◆ **RECORDS SHOWN**
┌────────

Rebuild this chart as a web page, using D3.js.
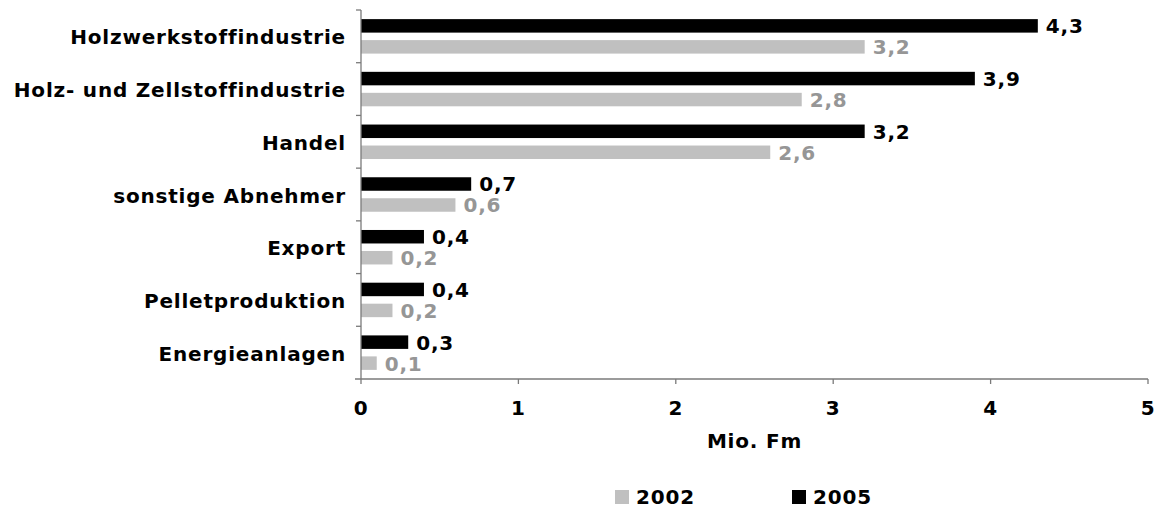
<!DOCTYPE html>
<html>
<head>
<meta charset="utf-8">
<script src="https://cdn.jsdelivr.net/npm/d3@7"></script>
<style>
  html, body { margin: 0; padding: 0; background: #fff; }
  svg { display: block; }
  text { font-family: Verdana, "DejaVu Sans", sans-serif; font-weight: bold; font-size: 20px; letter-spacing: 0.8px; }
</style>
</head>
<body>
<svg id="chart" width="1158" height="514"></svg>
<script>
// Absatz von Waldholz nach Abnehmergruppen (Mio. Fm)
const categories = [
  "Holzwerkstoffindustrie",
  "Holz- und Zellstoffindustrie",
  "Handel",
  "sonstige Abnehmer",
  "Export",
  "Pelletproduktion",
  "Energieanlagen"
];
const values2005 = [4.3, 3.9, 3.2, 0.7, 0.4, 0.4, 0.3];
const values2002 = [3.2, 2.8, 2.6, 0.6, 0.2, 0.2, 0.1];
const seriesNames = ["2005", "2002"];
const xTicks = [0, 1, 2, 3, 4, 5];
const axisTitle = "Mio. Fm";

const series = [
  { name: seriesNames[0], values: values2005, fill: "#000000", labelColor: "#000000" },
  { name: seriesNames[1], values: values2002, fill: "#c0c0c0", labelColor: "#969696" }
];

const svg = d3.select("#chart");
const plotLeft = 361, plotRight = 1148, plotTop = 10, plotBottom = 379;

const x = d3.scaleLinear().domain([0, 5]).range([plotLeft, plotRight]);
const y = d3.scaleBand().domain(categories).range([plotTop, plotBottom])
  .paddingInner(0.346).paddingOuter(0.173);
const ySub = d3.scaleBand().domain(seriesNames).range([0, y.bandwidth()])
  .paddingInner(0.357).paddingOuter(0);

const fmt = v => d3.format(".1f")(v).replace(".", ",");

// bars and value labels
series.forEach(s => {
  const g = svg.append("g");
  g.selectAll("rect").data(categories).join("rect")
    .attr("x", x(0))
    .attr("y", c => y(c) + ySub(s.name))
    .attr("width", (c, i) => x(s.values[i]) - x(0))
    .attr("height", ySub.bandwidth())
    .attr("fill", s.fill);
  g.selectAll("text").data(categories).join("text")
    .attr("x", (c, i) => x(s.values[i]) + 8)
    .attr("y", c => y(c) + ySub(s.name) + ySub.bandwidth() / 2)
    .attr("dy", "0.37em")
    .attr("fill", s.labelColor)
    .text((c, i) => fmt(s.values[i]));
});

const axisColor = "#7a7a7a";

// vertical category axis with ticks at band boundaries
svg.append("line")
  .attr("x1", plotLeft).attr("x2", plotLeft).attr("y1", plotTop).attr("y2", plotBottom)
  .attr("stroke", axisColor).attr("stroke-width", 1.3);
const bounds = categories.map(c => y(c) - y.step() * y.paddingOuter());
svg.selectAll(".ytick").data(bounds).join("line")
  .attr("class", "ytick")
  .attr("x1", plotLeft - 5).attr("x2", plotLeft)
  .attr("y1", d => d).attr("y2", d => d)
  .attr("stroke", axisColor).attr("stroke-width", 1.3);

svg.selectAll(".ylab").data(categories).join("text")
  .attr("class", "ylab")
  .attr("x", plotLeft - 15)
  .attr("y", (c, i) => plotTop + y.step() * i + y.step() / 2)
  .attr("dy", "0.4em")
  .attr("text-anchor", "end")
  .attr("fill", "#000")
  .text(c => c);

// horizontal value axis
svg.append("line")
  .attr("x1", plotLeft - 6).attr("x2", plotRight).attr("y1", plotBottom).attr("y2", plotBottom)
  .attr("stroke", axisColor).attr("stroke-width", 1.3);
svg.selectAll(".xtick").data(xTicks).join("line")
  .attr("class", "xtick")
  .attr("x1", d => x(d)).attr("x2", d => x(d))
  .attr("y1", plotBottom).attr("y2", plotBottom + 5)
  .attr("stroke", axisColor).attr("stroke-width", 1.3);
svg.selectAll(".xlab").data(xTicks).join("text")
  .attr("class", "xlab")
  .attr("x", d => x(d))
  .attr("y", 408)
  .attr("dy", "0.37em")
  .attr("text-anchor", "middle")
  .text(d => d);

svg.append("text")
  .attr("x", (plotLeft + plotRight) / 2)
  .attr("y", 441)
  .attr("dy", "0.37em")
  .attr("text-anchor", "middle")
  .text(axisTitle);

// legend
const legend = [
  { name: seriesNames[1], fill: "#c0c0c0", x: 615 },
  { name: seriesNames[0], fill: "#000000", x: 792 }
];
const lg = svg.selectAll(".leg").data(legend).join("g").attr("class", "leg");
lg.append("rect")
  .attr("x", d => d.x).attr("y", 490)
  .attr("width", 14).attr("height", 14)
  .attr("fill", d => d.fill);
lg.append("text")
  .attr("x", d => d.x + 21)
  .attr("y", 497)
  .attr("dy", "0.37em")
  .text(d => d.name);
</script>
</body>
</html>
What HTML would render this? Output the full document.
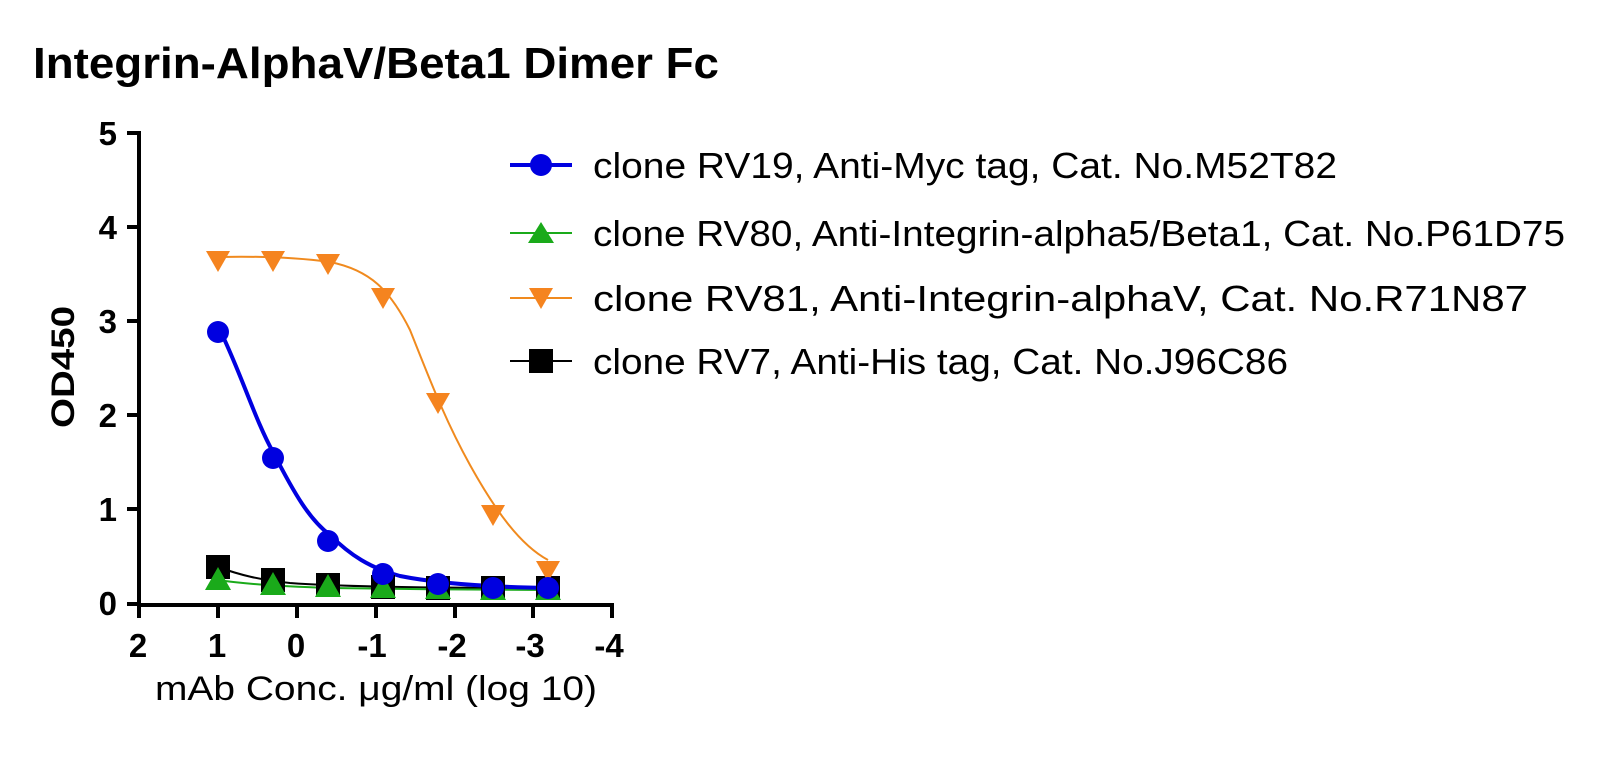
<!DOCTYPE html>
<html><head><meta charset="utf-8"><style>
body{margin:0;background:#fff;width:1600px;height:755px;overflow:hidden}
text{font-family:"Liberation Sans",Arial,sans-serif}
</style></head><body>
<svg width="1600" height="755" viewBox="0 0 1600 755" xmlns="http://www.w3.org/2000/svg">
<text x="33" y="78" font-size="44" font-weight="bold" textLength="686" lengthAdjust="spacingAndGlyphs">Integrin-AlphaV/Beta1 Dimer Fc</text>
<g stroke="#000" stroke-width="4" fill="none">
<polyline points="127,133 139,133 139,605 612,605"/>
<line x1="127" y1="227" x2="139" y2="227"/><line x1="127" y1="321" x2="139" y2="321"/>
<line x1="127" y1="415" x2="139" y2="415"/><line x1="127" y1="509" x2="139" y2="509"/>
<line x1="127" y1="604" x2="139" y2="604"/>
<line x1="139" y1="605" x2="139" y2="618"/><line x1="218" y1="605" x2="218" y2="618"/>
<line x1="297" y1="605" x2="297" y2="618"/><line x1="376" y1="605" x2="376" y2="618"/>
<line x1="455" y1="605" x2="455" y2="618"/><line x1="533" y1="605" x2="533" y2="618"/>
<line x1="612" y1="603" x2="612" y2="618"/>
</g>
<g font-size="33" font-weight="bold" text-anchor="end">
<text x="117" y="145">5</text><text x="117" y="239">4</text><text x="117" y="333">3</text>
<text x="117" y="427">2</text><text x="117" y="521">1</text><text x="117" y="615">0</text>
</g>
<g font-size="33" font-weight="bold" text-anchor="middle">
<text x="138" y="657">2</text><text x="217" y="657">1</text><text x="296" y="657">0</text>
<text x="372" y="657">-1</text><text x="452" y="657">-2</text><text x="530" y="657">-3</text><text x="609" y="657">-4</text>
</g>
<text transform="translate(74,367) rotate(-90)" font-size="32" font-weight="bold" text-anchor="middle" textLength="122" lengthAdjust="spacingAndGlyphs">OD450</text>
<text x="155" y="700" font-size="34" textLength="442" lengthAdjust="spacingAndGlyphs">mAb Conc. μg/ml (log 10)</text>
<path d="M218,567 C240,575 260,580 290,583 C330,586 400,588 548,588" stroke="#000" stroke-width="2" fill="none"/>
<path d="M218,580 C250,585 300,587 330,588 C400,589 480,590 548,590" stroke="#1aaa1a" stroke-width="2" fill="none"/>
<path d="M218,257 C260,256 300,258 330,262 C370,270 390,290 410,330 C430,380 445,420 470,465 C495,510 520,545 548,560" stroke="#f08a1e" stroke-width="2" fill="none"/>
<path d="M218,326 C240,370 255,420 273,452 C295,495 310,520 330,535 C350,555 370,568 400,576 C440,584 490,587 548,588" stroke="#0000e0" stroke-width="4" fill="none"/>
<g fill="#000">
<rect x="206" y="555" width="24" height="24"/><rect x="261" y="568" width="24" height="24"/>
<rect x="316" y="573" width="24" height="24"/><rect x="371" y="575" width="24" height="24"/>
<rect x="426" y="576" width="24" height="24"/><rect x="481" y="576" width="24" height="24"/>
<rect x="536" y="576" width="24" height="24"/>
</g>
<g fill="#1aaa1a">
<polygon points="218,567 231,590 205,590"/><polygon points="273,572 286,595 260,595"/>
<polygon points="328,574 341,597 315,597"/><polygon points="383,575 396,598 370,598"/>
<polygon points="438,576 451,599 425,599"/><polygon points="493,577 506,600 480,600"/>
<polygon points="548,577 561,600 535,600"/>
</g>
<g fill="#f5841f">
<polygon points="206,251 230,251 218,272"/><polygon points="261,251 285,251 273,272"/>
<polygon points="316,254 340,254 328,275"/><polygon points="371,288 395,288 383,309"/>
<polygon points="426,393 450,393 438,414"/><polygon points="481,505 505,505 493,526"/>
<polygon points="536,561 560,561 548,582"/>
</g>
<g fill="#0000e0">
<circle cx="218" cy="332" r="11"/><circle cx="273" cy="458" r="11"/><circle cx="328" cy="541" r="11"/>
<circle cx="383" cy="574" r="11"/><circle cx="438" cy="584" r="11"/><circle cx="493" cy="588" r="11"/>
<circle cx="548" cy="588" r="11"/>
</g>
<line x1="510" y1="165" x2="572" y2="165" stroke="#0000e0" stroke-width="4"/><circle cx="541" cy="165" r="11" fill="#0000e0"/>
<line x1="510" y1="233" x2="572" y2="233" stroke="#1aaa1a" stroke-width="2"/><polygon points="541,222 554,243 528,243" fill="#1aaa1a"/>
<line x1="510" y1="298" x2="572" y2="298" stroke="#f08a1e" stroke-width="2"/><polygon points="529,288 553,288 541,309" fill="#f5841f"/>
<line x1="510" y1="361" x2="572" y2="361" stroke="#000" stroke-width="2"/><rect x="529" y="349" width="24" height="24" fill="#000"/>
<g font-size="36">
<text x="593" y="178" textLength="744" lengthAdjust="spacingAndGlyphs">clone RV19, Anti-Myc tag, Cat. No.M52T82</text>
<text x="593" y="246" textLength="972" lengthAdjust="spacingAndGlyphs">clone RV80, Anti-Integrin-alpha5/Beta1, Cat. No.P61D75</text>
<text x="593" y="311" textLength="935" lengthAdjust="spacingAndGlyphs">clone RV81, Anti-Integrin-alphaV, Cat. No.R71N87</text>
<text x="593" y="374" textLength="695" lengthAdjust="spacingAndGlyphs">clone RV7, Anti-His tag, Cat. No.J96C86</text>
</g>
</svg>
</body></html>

└────────
┌────────

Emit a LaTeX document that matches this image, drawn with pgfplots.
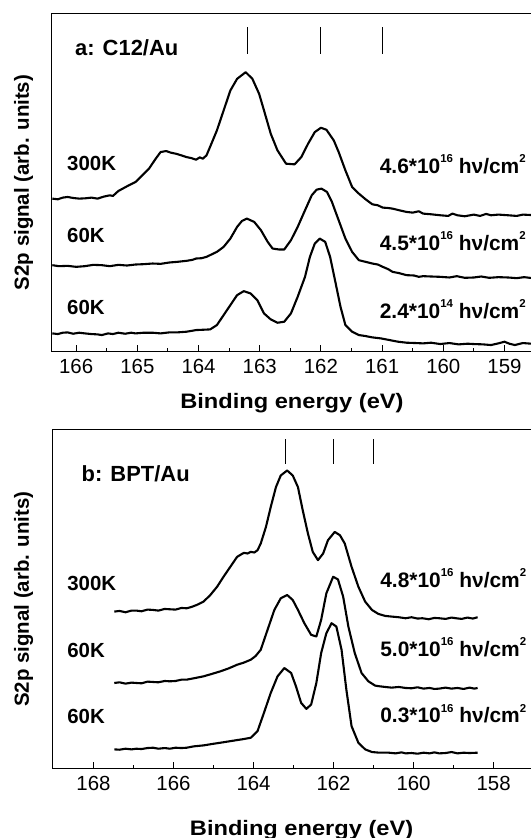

└────────
┌────────

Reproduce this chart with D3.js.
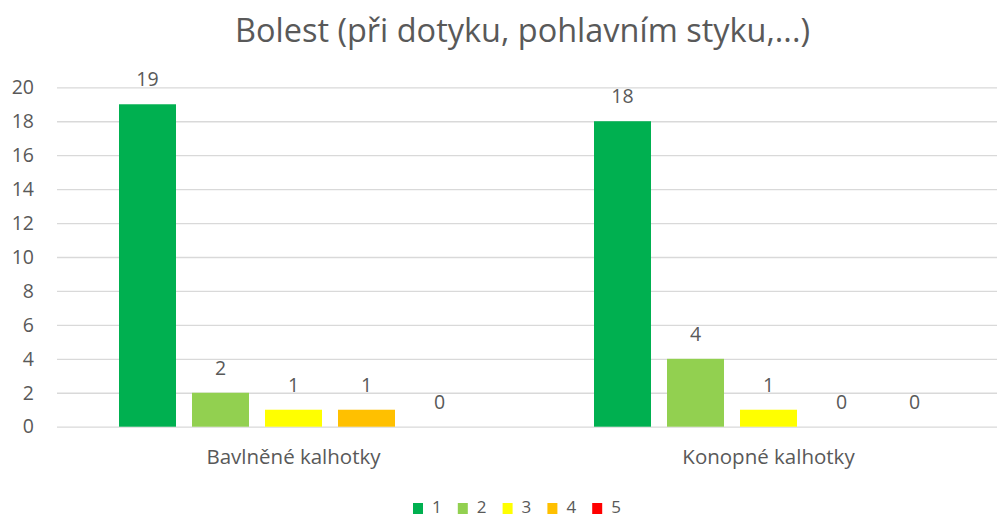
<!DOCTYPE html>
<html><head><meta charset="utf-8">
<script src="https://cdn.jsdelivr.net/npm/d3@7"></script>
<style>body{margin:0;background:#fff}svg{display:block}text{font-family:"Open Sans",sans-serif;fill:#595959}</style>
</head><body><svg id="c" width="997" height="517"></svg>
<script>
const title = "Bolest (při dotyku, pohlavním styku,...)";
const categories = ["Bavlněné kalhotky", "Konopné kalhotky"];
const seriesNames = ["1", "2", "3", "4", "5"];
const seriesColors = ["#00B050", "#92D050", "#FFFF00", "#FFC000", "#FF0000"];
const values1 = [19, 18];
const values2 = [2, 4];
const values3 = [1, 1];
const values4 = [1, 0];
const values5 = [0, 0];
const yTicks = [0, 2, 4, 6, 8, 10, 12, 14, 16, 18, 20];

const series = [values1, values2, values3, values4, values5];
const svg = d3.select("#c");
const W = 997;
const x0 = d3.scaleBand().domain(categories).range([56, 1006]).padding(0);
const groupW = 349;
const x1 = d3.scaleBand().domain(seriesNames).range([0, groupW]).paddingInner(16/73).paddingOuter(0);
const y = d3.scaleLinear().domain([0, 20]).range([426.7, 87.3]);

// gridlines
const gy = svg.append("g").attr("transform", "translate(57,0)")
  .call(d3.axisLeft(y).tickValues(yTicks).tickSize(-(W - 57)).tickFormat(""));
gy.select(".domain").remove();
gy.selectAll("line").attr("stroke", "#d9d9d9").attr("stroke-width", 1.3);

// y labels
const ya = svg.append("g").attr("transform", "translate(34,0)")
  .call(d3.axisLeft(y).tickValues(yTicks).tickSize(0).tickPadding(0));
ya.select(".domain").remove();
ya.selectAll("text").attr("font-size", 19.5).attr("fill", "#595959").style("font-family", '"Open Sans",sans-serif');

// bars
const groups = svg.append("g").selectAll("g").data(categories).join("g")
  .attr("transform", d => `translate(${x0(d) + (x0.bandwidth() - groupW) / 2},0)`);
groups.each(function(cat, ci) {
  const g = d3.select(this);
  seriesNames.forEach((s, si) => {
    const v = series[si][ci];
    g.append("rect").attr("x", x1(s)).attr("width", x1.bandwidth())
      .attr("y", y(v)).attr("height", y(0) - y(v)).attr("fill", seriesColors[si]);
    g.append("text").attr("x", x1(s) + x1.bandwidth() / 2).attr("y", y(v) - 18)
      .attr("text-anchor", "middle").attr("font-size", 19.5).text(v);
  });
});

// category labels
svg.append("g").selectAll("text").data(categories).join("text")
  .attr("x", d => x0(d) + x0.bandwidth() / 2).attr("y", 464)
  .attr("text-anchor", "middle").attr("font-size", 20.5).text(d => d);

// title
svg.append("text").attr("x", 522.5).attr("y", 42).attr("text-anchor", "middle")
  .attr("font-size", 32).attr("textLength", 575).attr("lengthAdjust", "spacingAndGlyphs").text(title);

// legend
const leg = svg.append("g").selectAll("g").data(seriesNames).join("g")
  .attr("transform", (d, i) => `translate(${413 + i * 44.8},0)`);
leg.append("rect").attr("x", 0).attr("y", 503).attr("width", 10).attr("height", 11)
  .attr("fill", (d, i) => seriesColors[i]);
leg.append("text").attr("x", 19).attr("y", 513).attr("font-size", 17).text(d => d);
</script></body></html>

└────────

◆ **STATED PROBLEM**
Take the stretch from the line containing "Reproduce this chart with D3.js." through the line containing "16, 18, 20];" and reproduce it exactly, both ends included. Omit the pictures.

◆ **REPLY TO THE EXERCISE**
Reproduce this chart with D3.js.
<!DOCTYPE html>
<html><head><meta charset="utf-8">
<script src="https://cdn.jsdelivr.net/npm/d3@7"></script>
<style>body{margin:0;background:#fff}svg{display:block}text{font-family:"Open Sans",sans-serif;fill:#595959}</style>
</head><body><svg id="c" width="997" height="517"></svg>
<script>
const title = "Bolest (při dotyku, pohlavním styku,...)";
const categories = ["Bavlněné kalhotky", "Konopné kalhotky"];
const seriesNames = ["1", "2", "3", "4", "5"];
const seriesColors = ["#00B050", "#92D050", "#FFFF00", "#FFC000", "#FF0000"];
const values1 = [19, 18];
const values2 = [2, 4];
const values3 = [1, 1];
const values4 = [1, 0];
const values5 = [0, 0];
const yTicks = [0, 2, 4, 6, 8, 10, 12, 14, 16, 18, 20];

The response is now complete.